A New Orleans man who already stood accused of hitting a 17-year-old girl in the face with an aluminum baseball bat now faces charges that he was forcing the teenager to work for him as a prostitute in the French Quarter and online.
Lance Everson, 36, was accused Wednesday in an arrest warrant of trafficking a child for sexual purposes and pandering.
Authorities also booked Kayla Griffin, 21, who they said was working as a prostitute for Everson and tried to persuade the 17-year-old not to press charges after the incident with the baseball bat.
Officials say Everson and the victim — who turns 18 in June — were at his house in the 2800 block of Eagle Street in New Orleans on Oct. 28 when she told him she wanted to go home. He struck her in the face with the aluminum bat and refused to let her leave, telling her, “You’re mine. You know too much of my business,” according to police.
Eventually, New Orleans police arrived at the house and arrested Everson on counts of aggravated battery, false imprisonment with a dangerous weapon and possession with intent to distribute illegal drugs.
Griffin and another man later went to the 17-year-old’s daytime workplace and threatened her for reporting the incident, police said.
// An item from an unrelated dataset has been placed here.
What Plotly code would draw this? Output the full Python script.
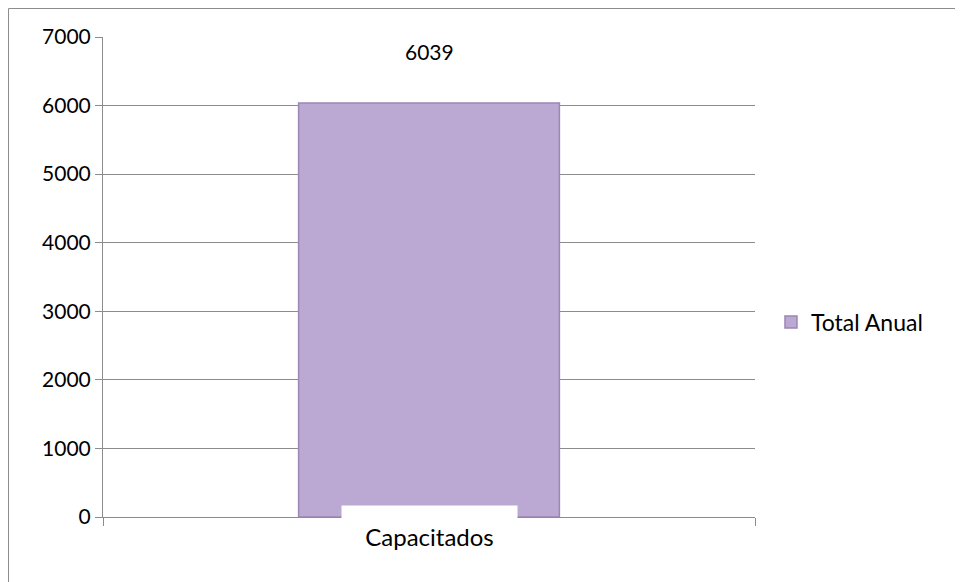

Griffin subsequently offered the teen $1,000 to drop the case against Everson, according to the arrest warrant, but she refused the money.
The warrant says an FBI agent and a State Police investigator interviewed the victim’s mother, who told them that her daughter had been working for Everson as a prostitute, a pickpocket and a “lookout” on Bourbon Street, which they referred to as “the track.”
The warrant says the 17-year-old told authorities that Everson sometimes acted violently toward her and that he provided her with alcohol, marijuana and unidentified pills to lessen her inhibitions. She said that when they weren’t working on Bourbon Street, they would respond to customers who reached them through ads on Backpage.com.
State Police said text messages on the victim’s cellphone captured Everson giving orders, telling the girl to “steal everything” from a customer or how much to charge others.
In one message cited in the warrant, the victim pleaded with Everson for better treatment. “I’m not asking you to be my ol’ man,” it reads. “It’s the fact that I don’t have nobody else.”
When Everson was arrested on the battery count, he was on probation stemming from a conviction on a federal weapons charge. He received a two-year prison sentence for the probation violation on March 12 and on Thursday was being detained in St. Tammany Parish, awaiting extradition to New Orleans.
Conviction on trafficking children for sexual purposes in Louisiana can carry a maximum fine of $50,000 and a prison term of between 15 and 50 years.